REMEMBER my flashy green glass and marcasite earrings ? I've been thinking about special things and why, when something is deemed speci...

1960s nightgown (detail)

REMEMBER my flashy green glass and marcasite earrings? I've been thinking about special things and why, when something is deemed special, we tend to distance ourselves from it, wait for it, long for it, even resign ourselves to never having it.

By way of Pip, I found the podcasts of The Happiness Project, and low and behold the first one I listened to was about author Gretchen Rubin's grandmother and a bottle of perfume she had, full, up until the day she died. In saving it for a special occasion it was never used.

It's much like this nightdress my mother salvaged from her local tip shop in a basket of giveaways. It's not been used. It's so fragile had it been used I can't imagine it would be with us today. I imagine the woman who owned this, saved it for a special evening, perhaps with a special someone. What happened? Did she decide it couldn't be worn? Why? I'm sure she would have looked, and felt, a knockout in it.

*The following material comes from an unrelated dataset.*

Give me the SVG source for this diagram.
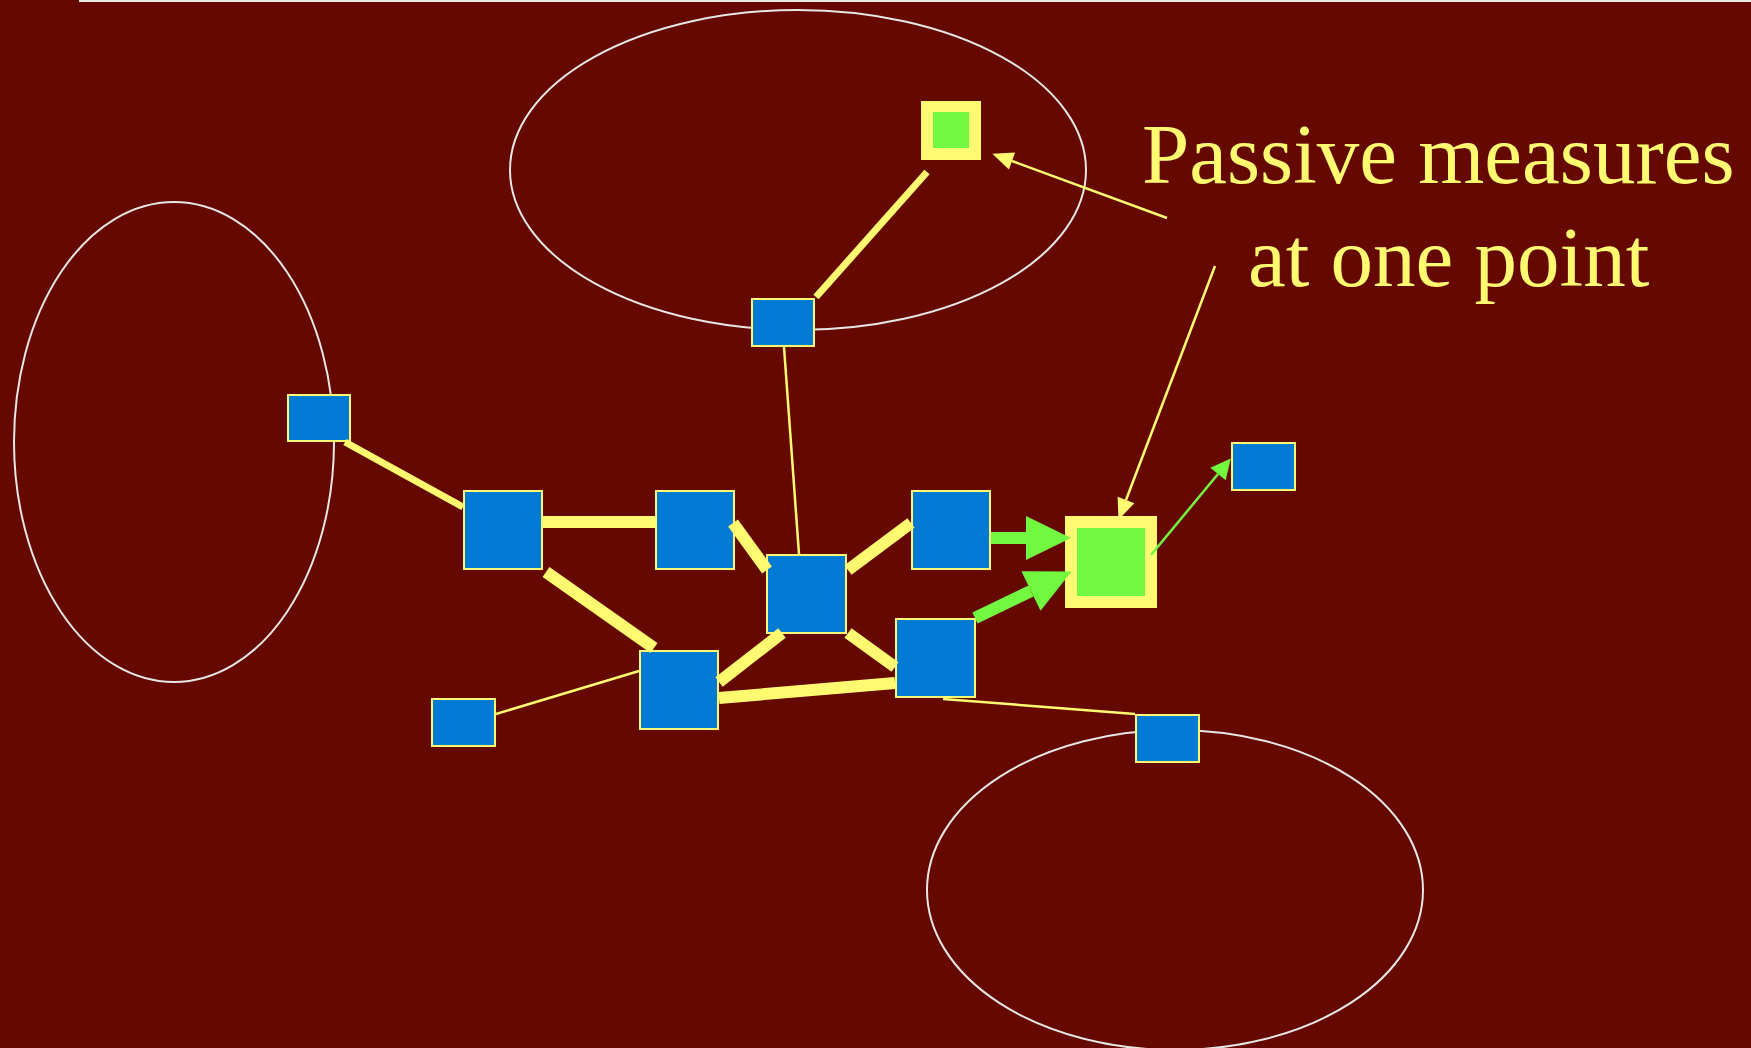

The unused perfume and lingerie has had me thinking about what it means to "wait for the right time".

I'm reading Australian author Cate Kennedy's book Sing and Don't Cry: A Mexican Journal. This particular work has had me nodding, quietly weeping and tsk-tsking, all at different times.

In it Kennedy dissects the Spanish meaning of the word "wait".

"The word for 'wait' in Spanish is the same as the word for 'hope'," Kennedy writes.

So rather than "waiting" for, in her case the irritations of living in any developing world, she learned to "hope".

"Hoping for the Post Office to open, hoping for the photocopier to be fixed, hoping the train will move so the traffic can flow again."

It's a shift, a small shift in thinking, a shift I once had a handle on while living as an aid volunteer in Vietnam, but I feel like I've forgotten it. I've become impatient and selfish. I grumble about my job, my wages, my commute - the job and wages "fantastic" and "more-than-adequate". The commute, well at least I'm not walking all day just to bring water to my family.

Oh, I could go on, but I won't, I'll just say I've been thinking ... and hoping.

Please, what's something you've got stashed away that you've been, another cliche, saving for a rainy day? Why?

1960s night gown

Oh, and that special something I told you was coming my way arrived. Thank you Sophie. I'm not saving any of it for good. I know you'll understand.